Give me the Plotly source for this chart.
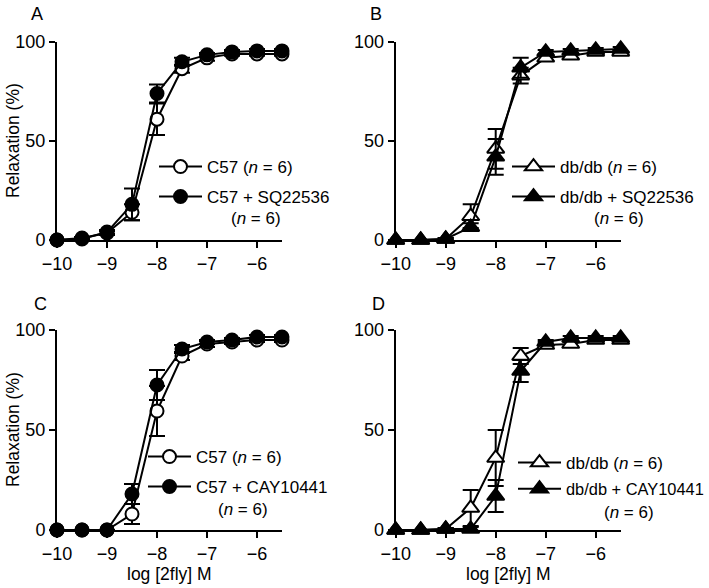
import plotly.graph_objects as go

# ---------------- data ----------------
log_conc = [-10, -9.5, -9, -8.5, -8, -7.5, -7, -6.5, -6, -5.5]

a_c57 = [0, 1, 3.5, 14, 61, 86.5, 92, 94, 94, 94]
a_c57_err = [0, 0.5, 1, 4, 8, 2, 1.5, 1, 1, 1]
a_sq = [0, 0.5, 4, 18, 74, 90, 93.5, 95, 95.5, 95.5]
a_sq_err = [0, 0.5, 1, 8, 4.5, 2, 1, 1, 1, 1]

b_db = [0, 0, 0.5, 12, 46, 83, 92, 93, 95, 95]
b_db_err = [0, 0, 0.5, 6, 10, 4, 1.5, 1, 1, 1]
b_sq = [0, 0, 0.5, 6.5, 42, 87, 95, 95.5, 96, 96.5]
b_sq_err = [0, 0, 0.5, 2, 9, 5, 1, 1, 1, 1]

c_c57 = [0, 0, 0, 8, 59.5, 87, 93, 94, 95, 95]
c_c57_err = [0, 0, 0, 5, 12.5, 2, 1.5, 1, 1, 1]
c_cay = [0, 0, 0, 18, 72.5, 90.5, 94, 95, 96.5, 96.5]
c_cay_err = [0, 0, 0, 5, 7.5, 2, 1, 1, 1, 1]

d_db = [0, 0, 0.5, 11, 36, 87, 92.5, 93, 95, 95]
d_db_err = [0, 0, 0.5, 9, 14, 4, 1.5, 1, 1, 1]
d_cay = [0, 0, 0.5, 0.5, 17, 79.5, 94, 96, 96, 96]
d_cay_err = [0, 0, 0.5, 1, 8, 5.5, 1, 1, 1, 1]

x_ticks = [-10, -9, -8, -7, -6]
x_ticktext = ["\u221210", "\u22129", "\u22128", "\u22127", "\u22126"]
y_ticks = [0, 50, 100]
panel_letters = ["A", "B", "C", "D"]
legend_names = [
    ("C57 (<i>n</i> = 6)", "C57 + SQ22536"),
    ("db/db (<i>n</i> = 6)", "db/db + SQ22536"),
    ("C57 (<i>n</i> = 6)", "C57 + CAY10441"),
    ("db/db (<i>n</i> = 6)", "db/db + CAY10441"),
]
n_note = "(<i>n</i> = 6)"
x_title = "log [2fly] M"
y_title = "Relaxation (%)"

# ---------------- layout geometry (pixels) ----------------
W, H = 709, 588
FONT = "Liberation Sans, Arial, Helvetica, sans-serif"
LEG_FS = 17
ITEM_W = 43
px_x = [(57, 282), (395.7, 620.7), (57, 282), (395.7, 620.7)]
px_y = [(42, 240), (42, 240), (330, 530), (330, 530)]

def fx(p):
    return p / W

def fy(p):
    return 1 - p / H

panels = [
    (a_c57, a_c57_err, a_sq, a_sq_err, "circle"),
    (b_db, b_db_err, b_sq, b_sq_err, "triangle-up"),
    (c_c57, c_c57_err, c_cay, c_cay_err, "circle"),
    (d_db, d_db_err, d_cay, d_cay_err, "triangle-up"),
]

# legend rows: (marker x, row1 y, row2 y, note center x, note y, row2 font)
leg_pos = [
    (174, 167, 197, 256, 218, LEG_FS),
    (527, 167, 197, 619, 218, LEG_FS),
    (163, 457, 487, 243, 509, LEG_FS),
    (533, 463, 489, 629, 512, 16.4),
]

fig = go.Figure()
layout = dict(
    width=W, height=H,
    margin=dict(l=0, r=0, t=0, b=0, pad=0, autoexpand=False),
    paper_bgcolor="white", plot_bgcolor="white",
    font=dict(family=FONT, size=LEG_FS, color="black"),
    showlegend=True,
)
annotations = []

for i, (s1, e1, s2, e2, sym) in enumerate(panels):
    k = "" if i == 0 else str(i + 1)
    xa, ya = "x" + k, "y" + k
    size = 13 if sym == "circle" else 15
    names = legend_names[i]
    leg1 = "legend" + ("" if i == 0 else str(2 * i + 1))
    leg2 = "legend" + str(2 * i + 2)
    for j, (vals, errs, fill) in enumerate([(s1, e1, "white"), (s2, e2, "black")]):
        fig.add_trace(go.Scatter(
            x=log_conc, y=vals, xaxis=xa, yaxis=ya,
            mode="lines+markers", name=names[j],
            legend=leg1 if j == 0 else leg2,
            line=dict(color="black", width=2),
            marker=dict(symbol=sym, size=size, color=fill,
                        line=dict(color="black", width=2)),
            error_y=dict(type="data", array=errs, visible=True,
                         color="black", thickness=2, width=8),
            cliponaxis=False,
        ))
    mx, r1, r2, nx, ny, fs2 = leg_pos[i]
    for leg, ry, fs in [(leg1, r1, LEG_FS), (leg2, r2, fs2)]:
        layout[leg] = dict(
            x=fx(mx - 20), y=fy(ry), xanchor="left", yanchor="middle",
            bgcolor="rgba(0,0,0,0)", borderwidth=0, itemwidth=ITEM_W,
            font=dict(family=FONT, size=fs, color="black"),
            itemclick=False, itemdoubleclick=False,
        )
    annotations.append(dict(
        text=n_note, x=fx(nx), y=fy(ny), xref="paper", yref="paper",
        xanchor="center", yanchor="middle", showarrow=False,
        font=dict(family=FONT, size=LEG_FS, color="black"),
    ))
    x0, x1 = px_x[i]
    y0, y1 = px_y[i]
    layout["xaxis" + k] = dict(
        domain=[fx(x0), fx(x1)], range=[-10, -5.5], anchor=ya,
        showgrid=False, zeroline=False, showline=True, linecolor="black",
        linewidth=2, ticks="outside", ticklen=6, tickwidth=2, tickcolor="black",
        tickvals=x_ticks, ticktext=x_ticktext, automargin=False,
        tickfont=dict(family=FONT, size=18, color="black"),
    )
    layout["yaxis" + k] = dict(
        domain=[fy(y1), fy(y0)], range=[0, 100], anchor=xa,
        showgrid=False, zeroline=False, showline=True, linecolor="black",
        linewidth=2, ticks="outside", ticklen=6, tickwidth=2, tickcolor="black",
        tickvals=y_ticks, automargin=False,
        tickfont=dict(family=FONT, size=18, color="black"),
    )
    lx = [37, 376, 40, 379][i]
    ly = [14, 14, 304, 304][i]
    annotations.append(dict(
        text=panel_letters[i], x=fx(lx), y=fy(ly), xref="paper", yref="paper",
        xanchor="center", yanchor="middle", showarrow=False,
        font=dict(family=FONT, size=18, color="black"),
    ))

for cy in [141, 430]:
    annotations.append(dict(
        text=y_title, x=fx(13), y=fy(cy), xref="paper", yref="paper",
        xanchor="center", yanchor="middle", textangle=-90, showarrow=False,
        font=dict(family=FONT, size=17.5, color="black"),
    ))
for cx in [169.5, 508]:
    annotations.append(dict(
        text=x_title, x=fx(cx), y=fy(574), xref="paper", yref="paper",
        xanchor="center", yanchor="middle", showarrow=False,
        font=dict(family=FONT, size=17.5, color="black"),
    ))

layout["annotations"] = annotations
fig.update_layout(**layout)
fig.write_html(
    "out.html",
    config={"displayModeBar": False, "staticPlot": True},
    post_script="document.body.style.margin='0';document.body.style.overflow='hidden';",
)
• • •
TO BE DONE ->
Omit every picture, then repeat the remaining data exactly as it appears above.

EXERCISE RESULT ->
Give me the Plotly source for this chart.
import plotly.graph_objects as go

# ---------------- data ----------------
log_conc = [-10, -9.5, -9, -8.5, -8, -7.5, -7, -6.5, -6, -5.5]

a_c57 = [0, 1, 3.5, 14, 61, 86.5, 92, 94, 94, 94]
a_c57_err = [0, 0.5, 1, 4, 8, 2, 1.5, 1, 1, 1]
a_sq = [0, 0.5, 4, 18, 74, 90, 93.5, 95, 95.5, 95.5]
a_sq_err = [0, 0.5, 1, 8, 4.5, 2, 1, 1, 1, 1]

b_db = [0, 0, 0.5, 12, 46, 83, 92, 93, 95, 95]
b_db_err = [0, 0, 0.5, 6, 10, 4, 1.5, 1, 1, 1]
b_sq = [0, 0, 0.5, 6.5, 42, 87, 95, 95.5, 96, 96.5]
b_sq_err = [0, 0, 0.5, 2, 9, 5, 1, 1, 1, 1]

c_c57 = [0, 0, 0, 8, 59.5, 87, 93, 94, 95, 95]
c_c57_err = [0, 0, 0, 5, 12.5, 2, 1.5, 1, 1, 1]
c_cay = [0, 0, 0, 18, 72.5, 90.5, 94, 95, 96.5, 96.5]
c_cay_err = [0, 0, 0, 5, 7.5, 2, 1, 1, 1, 1]

d_db = [0, 0, 0.5, 11, 36, 87, 92.5, 93, 95, 95]
d_db_err = [0, 0, 0.5, 9, 14, 4, 1.5, 1, 1, 1]
d_cay = [0, 0, 0.5, 0.5, 17, 79.5, 94, 96, 96, 96]
d_cay_err = [0, 0, 0.5, 1, 8, 5.5, 1, 1, 1, 1]

x_ticks = [-10, -9, -8, -7, -6]
x_ticktext = ["\u221210", "\u22129", "\u22128", "\u22127", "\u22126"]
y_ticks = [0, 50, 100]
panel_letters = ["A", "B", "C", "D"]
legend_names = [
    ("C57 (<i>n</i> = 6)", "C57 + SQ22536"),
    ("db/db (<i>n</i> = 6)", "db/db + SQ22536"),
    ("C57 (<i>n</i> = 6)", "C57 + CAY10441"),
    ("db/db (<i>n</i> = 6)", "db/db + CAY10441"),
]
n_note = "(<i>n</i> = 6)"
x_title = "log [2fly] M"
y_title = "Relaxation (%)"

# ---------------- layout geometry (pixels) ----------------
W, H = 709, 588
FONT = "Liberation Sans, Arial, Helvetica, sans-serif"
LEG_FS = 17
ITEM_W = 43
px_x = [(57, 282), (395.7, 620.7), (57, 282), (395.7, 620.7)]
px_y = [(42, 240), (42, 240), (330, 530), (330, 530)]

def fx(p):
    return p / W

def fy(p):
    return 1 - p / H

panels = [
    (a_c57, a_c57_err, a_sq, a_sq_err, "circle"),
    (b_db, b_db_err, b_sq, b_sq_err, "triangle-up"),
    (c_c57, c_c57_err, c_cay, c_cay_err, "circle"),
    (d_db, d_db_err, d_cay, d_cay_err, "triangle-up"),
]

# legend rows: (marker x, row1 y, row2 y, note center x, note y, row2 font)
leg_pos = [
    (174, 167, 197, 256, 218, LEG_FS),
    (527, 167, 197, 619, 218, LEG_FS),
    (163, 457, 487, 243, 509, LEG_FS),
    (533, 463, 489, 629, 512, 16.4),
]

fig = go.Figure()
layout = dict(
    width=W, height=H,
    margin=dict(l=0, r=0, t=0, b=0, pad=0, autoexpand=False),
    paper_bgcolor="white", plot_bgcolor="white",
    font=dict(family=FONT, size=LEG_FS, color="black"),
    showlegend=True,
)
annotations = []

for i, (s1, e1, s2, e2, sym) in enumerate(panels):
    k = "" if i == 0 else str(i + 1)
    xa, ya = "x" + k, "y" + k
    size = 13 if sym == "circle" else 15
    names = legend_names[i]
    leg1 = "legend" + ("" if i == 0 else str(2 * i + 1))
    leg2 = "legend" + str(2 * i + 2)
    for j, (vals, errs, fill) in enumerate([(s1, e1, "white"), (s2, e2, "black")]):
        fig.add_trace(go.Scatter(
            x=log_conc, y=vals, xaxis=xa, yaxis=ya,
            mode="lines+markers", name=names[j],
            legend=leg1 if j == 0 else leg2,
            line=dict(color="black", width=2),
            marker=dict(symbol=sym, size=size, color=fill,
                        line=dict(color="black", width=2)),
            error_y=dict(type="data", array=errs, visible=True,
                         color="black", thickness=2, width=8),
            cliponaxis=False,
        ))
    mx, r1, r2, nx, ny, fs2 = leg_pos[i]
    for leg, ry, fs in [(leg1, r1, LEG_FS), (leg2, r2, fs2)]:
        layout[leg] = dict(
            x=fx(mx - 20), y=fy(ry), xanchor="left", yanchor="middle",
            bgcolor="rgba(0,0,0,0)", borderwidth=0, itemwidth=ITEM_W,
            font=dict(family=FONT, size=fs, color="black"),
            itemclick=False, itemdoubleclick=False,
        )
    annotations.append(dict(
        text=n_note, x=fx(nx), y=fy(ny), xref="paper", yref="paper",
        xanchor="center", yanchor="middle", showarrow=False,
        font=dict(family=FONT, size=LEG_FS, color="black"),
    ))
    x0, x1 = px_x[i]
    y0, y1 = px_y[i]
    layout["xaxis" + k] = dict(
        domain=[fx(x0), fx(x1)], range=[-10, -5.5], anchor=ya,
        showgrid=False, zeroline=False, showline=True, linecolor="black",
        linewidth=2, ticks="outside", ticklen=6, tickwidth=2, tickcolor="black",
        tickvals=x_ticks, ticktext=x_ticktext, automargin=False,
        tickfont=dict(family=FONT, size=18, color="black"),
    )
    layout["yaxis" + k] = dict(
        domain=[fy(y1), fy(y0)], range=[0, 100], anchor=xa,
        showgrid=False, zeroline=False, showline=True, linecolor="black",
        linewidth=2, ticks="outside", ticklen=6, tickwidth=2, tickcolor="black",
        tickvals=y_ticks, automargin=False,
        tickfont=dict(family=FONT, size=18, color="black"),
    )
    lx = [37, 376, 40, 379][i]
    ly = [14, 14, 304, 304][i]
    annotations.append(dict(
        text=panel_letters[i], x=fx(lx), y=fy(ly), xref="paper", yref="paper",
        xanchor="center", yanchor="middle", showarrow=False,
        font=dict(family=FONT, size=18, color="black"),
    ))

for cy in [141, 430]:
    annotations.append(dict(
        text=y_title, x=fx(13), y=fy(cy), xref="paper", yref="paper",
        xanchor="center", yanchor="middle", textangle=-90, showarrow=False,
        font=dict(family=FONT, size=17.5, color="black"),
    ))
for cx in [169.5, 508]:
    annotations.append(dict(
        text=x_title, x=fx(cx), y=fy(574), xref="paper", yref="paper",
        xanchor="center", yanchor="middle", showarrow=False,
        font=dict(family=FONT, size=17.5, color="black"),
    ))

layout["annotations"] = annotations
fig.update_layout(**layout)
fig.write_html(
    "out.html",
    config={"displayModeBar": False, "staticPlot": True},
    post_script="document.body.style.margin='0';document.body.style.overflow='hidden';",
)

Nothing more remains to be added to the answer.